1st. A great number of languages were spoken, and ofttimes the first names obtained for tribes were not the names used by themselves, but the names by which they were known to some other tribes.
2d. The governmental organization of the Indians was not understood, and the names for gentes, tribes, and confederacies were confounded.
3d. The advancing occupancy of the country by white men changed the habitat of the Indians, and in their migrations from point to point their names were changed.
Under these circumstances the nomenclature of Indian tribes became ponderous and the synonymy complex. To unravel this synonymy is a task of great magnitude. Early in the fiscal year the materials already collected on this subject were turned over to Professor Mason and clerical assistance given him, and he has prepared a card catalogue of North American tribes, exhibiting the synonymy, for use in the office.

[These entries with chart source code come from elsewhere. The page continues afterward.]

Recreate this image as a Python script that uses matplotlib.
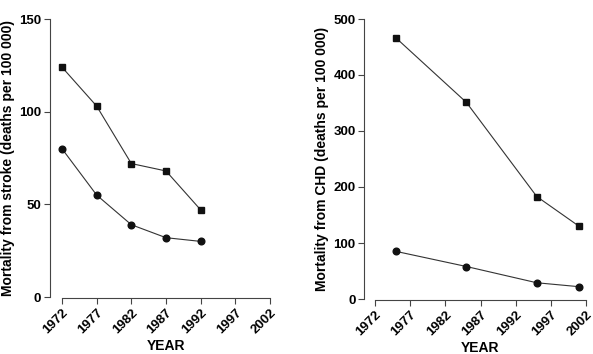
import numpy as np
import matplotlib.pyplot as plt

plt.rcParams['font.family'] = ['Liberation Sans', 'DejaVu Sans']
plt.rcParams['font.weight'] = 'bold'

# Stroke panel
stroke_years = [1972, 1977, 1982, 1987, 1992]
stroke_sq = [124, 103, 72, 68, 47]
stroke_ci = [80, 55, 39, 32, 30]

# CHD panel
chd_years = [1975, 1985, 1995, 2001]
chd_sq = [466, 351, 183, 130]
chd_ci = [85, 58, 29, 22]

year_ticks = [1972, 1977, 1982, 1987, 1992, 1997, 2002]

fig = plt.figure(figsize=(5.93, 3.54), dpi=100)
ax1 = fig.add_axes([62/593, 57/354, 208/593, 278/354])
ax2 = fig.add_axes([375/593, 55/354, 211/593, 280/354])


def style(ax, ylim, yticks, ylabel, left_off):
    ax.set_xlim(1972, 2002)
    ax.set_ylim(*ylim)
    ax.set_xticks(year_ticks)
    ax.set_yticks(yticks)
    ax.spines['top'].set_visible(False)
    ax.spines['right'].set_visible(False)
    ax.spines['left'].set_position(('outward', left_off))
    ax.spines['bottom'].set_position(('outward', 1))
    for s in ('left', 'bottom'):
        ax.spines[s].set_linewidth(0.8)
        ax.spines[s].set_color('#444444')
    ax.tick_params(length=4, width=0.8, color='#444444', pad=2, labelsize=9.5)
    ax.tick_params(axis='x', labelrotation=45)
    for lab in ax.get_xticklabels():
        lab.set_ha('right')
        lab.set_rotation_mode('anchor')
        lab.set_fontweight('bold')
    for lab in ax.get_yticklabels():
        lab.set_fontweight('bold')
    ax.set_xlabel('YEAR', fontsize=10, fontweight='bold', labelpad=2)
    ax.set_ylabel(ylabel, fontsize=10, fontweight='bold', labelpad=3)
    ax.patch.set_visible(False)


for ax, yrs, sq, ci in [(ax1, stroke_years, stroke_sq, stroke_ci),
                        (ax2, chd_years, chd_sq, chd_ci)]:
    ax.plot(yrs, sq, color='#333333', lw=0.8, marker='s', ms=4.8,
            mfc='#111111', mec='#111111', clip_on=False)
    ax.plot(yrs, ci, color='#333333', lw=0.8, marker='o', ms=4.8,
            mfc='#111111', mec='#111111', clip_on=False)

style(ax1, (0, 150), [0, 50, 100, 150],
      'Mortality from stroke (deaths per 100 000)', 9)
style(ax2, (0, 500), [0, 100, 200, 300, 400, 500],
      'Mortality from CHD (deaths per 100 000)', 8)

fig.savefig('out.png', dpi=100)
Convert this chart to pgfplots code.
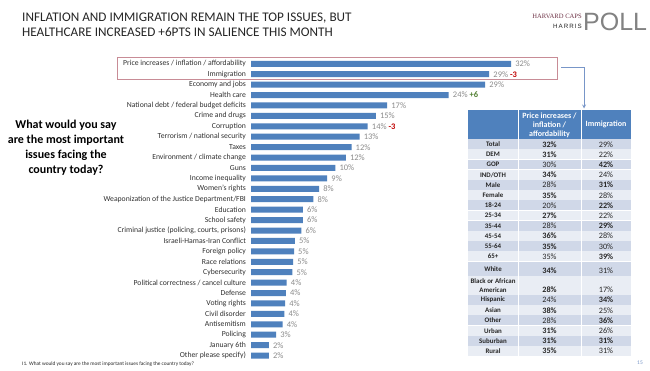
\documentclass[border=0pt]{standalone}
\usepackage{pgfplots}
\pgfplotsset{compat=1.18}
\usepackage{fontspec}
\setmainfont{Carlito}
\newfontfamily\serifl{Liberation Serif}
\newfontfamily\sansl{Liberation Sans}
\definecolor{barblue}{RGB}{79,129,189}
\definecolor{hdrblue}{RGB}{79,129,189}
\definecolor{rowdark}{RGB}{208,216,232}
\definecolor{rowlight}{RGB}{233,237,244}
\definecolor{lblgray}{RGB}{140,140,140}
\definecolor{txtdark}{RGB}{38,38,38}
\definecolor{ticktxt}{RGB}{50,50,50}
\definecolor{chgred}{RGB}{192,0,0}
\definecolor{chggreen}{RGB}{84,130,53}
\definecolor{boxpink}{RGB}{200,140,150}
\definecolor{arrowblue}{RGB}{120,150,200}
\definecolor{logored}{RGB}{110,50,70}
\definecolor{pollgray}{RGB}{130,130,130}
\newcommand{\ls}{\fontsize{7.7}{9}\selectfont}
\newcommand{\tabrow}[6]{%
  \fill[#6] (468,#1) rectangle (631,#2);
  \draw[white,line width=0.6pt] (468,#2) -- (631,#2);
  \node[font=\bfseries\fontsize{6.9}{9}\selectfont, align=center, text=txtdark, inner sep=0pt] at ({493},{(#1+#2)/2}) {#3};
  \node[font=\fontsize{8.2}{9}\selectfont, text=txtdark, inner sep=0pt] at ({549.5},{#2-5}) {#4};
  \node[font=\fontsize{8.2}{9}\selectfont, text=txtdark, inner sep=0pt] at ({606},{#2-5}) {#5};
}
\begin{document}
\begin{tikzpicture}[x=1pt,y=-1pt]
\path[use as bounding box, fill=white] (0,0) rectangle (650,371);
% title
\node[anchor=north west, align=left, font=\fontsize{13.2}{15}\selectfont, text=txtdark, inner sep=0pt] at (22,12.3)
  {INFLATION AND IMMIGRATION REMAIN THE TOP ISSUES, BUT\\HEALTHCARE INCREASED +6PTS IN SALIENCE THIS MONTH};
% logo
\node[anchor=east, font=\serifl\fontsize{6.6}{7}\selectfont, text=logored, inner sep=0pt] at (582,16.5) {HARVARD CAPS};
\node[anchor=east, font=\sansl\fontsize{6.2}{7}\selectfont, text=txtdark, inner sep=0pt] at (582,26) {H\,A\,R\,R\,I\,S};
\node[anchor=west, font=\sansl\fontsize{25}{26}\selectfont, text=pollgray, inner sep=0pt] at (583,21.5) {POLL};
% question
\node[align=center, font=\bfseries\fontsize{12}{15}\selectfont, text=black] at (66,147.5)
  {What would you say\\are the most important\\issues facing the\\country today?};
% highlight box and arrow
\draw[boxpink, line width=0.7pt] (117,57.5) rectangle (557.5,79);
\draw[arrowblue, line width=0.8pt, -stealth] (561,67.3) -- (584,67.3) -- (584,108.5);
% chart
\begin{axis}[
  at={(310,56.2)}, anchor=north west,
  scale only axis, width=324pt, height=302.2pt,
  xmin=0, xmax=40, ymin=-0.5, ymax=28.5, y dir=reverse,
  xbar, bar width=6pt, bar shift=0pt,
  axis line style={draw=none}, xtick=\empty, ytick={0,...,28}, major tick length=0pt,
  yticklabels={Price increases / inflation / affordability, Immigration, Economy and jobs, Health care,
    National debt / federal budget deficits, Crime and drugs, Corruption, Terrorism / national security,
    Taxes, Environment / climate change, Guns, Income inequality, Women's rights,
    Weaponization of the Justice Department/FBI, Education, School safety,
    {Criminal justice (policing, courts, prisons)}, Israeli-Hamas-Iran Conflict, Foreign policy,
    Race relations, Cybersecurity, Political correctness / cancel culture, Defense, Voting rights,
    Civil disorder, Antisemitism, Policing, January 6th, Other please specify)},
  yticklabel style={font=\ls, text=ticktxt, inner sep=0pt, xshift=-5pt},
  clip=false,
  nodes near coords, point meta=explicit symbolic,
  nodes near coords style={font=\fontsize{8.5}{9}\selectfont, text=lblgray, anchor=west, inner sep=0pt, xshift=4pt},
]
\addplot[fill=barblue, draw=none] coordinates {
  (32.1,0) [32\%]
  (29.4,1) [29\% \textcolor{chgred}{\textbf{-3}}]
  (28.9,2) [29\%]
  (24.4,3) [24\% \textcolor{chggreen}{\textbf{+6}}]
  (16.8,4) [17\%]
  (15.4,5) [15\%]
  (14.4,6) [14\% \textcolor{chgred}{\textbf{-3}}]
  (13.4,7) [13\%]
  (12.4,8) [12\%]
  (11.7,9) [12\%]
  (10.4,10) [10\%]
  (9.4,11) [9\%]
  (8.4,12) [8\%]
  (7.7,13) [8\%]
  (6.4,14) [6\%]
  (6.4,15) [6\%]
  (6.2,16) [6\%]
  (5.4,17) [5\%]
  (5.3,18) [5\%]
  (5.2,19) [5\%]
  (5.1,20) [5\%]
  (4.4,21) [4\%]
  (4.3,22) [4\%]
  (4.2,23) [4\%]
  (4.1,24) [4\%]
  (3.9,25) [4\%]
  (3.1,26) [3\%]
  (2.2,27) [2\%]
  (2.2,28) [2\%]
};
\end{axis}
% table
\fill[hdrblue] (468,110) rectangle (631,139.2);
\begin{scope}
\clip (468,110) rectangle (631,138.6);
\node[align=center, font=\bfseries\fontsize{8}{9}\selectfont, text=white, inner sep=0pt] at (549.5,125.5) {Price increases /\\inflation /\\affordability};
\end{scope}
\node[font=\bfseries\fontsize{8}{9}\selectfont, text=white, inner sep=0pt] at (606,124.5) {Immigration};
\tabrow{139.2}{149.4}{Total}{\textbf{32\%}}{29\%}{rowdark}
\tabrow{149.4}{159.6}{DEM}{\textbf{31\%}}{22\%}{rowlight}
\tabrow{159.6}{169.8}{GOP}{30\%}{\textbf{42\%}}{rowdark}
\tabrow{169.8}{180.0}{IND/OTH}{\textbf{34\%}}{24\%}{rowlight}
\tabrow{180.0}{190.2}{Male}{28\%}{\textbf{31\%}}{rowdark}
\tabrow{190.2}{200.4}{Female}{\textbf{35\%}}{28\%}{rowlight}
\tabrow{200.4}{210.6}{18-24}{20\%}{\textbf{22\%}}{rowdark}
\tabrow{210.6}{220.8}{25-34}{\textbf{27\%}}{22\%}{rowlight}
\tabrow{220.8}{231.0}{35-44}{28\%}{\textbf{29\%}}{rowdark}
\tabrow{231.0}{241.2}{45-54}{\textbf{36\%}}{28\%}{rowlight}
\tabrow{241.2}{251.4}{55-64}{\textbf{35\%}}{30\%}{rowdark}
\tabrow{251.4}{261.6}{65+}{35\%}{\textbf{39\%}}{rowlight}
\tabrow{261.6}{276.0}{White}{\textbf{34\%}}{31\%}{rowdark}
\tabrow{276.0}{295.0}{Black or African\\American}{\textbf{28\%}}{17\%}{rowlight}
\tabrow{295.0}{305.2}{Hispanic}{24\%}{\textbf{34\%}}{rowdark}
\tabrow{305.2}{315.4}{Asian}{\textbf{38\%}}{25\%}{rowlight}
\tabrow{315.4}{325.6}{Other}{28\%}{\textbf{36\%}}{rowdark}
\tabrow{325.6}{335.8}{Urban}{\textbf{31\%}}{26\%}{rowlight}
\tabrow{335.8}{346.0}{Suburban}{\textbf{31\%}}{\textbf{31\%}}{rowdark}
\tabrow{346.0}{356.2}{Rural}{\textbf{35\%}}{31\%}{rowlight}
\draw[white, line width=1pt] (518,110) -- (518,356.2);
\draw[white, line width=1pt] (581,110) -- (581,356.2);
% footnote and page number
\node[anchor=west, font=\fontsize{5.3}{6}\selectfont, text=txtdark, inner sep=0pt] at (22,364.5)
  {I1. What would you say are the most important issues facing the country today?};
\node[font=\fontsize{5.5}{6}\selectfont, text=arrowblue, inner sep=0pt] at (640,363) {15};
\end{tikzpicture}
\end{document}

This is being constantly revised and enlarged, and will eventually be published.
Professor Mason is also engaged in editing a grammar and dictionary of the Chata language, by the late Rev. Cyrus Byington, the manuscript of which was by Mrs. Byington turned over to the Bureau of Ethnology. The dictionary is Chata-English, and Professor Mason has prepared an English-Chata of about ten thousand words. He has also undertaken to enlarge the grammar by a further study of the language among the Indians themselves.
THE STUDY OF GESTURE SPEECH, BY BREVET LIEUT. COL. GARRICK MALLERY, U.S.A.
The growth of the languages of civilized peoples in their later stages may be learned from the study of recorded literature; and by comparative methods many interesting facts may be discovered pertaining to periods anterior to the development of writing.
In the study of peoples who have not passed beyond the tribal condition, laws of linguistic growth anterior to the written stage may be discovered. Thus, by the study of the languages of tribes and the languages of nations, the methods and laws of development are discovered from the low condition represented by the most savage tribe to the highest condition existing in the speech of civilized man. But there is a development of language anterior to this—a prehistoric condition—of profound interest to the scholar, because in it the beginnings of language—the first steps in the organization of articulate speech—are involved.
On this prehistoric stage, light is thrown from four sources:
1st. Infant speech, in which the development of the language of the race is epitomized.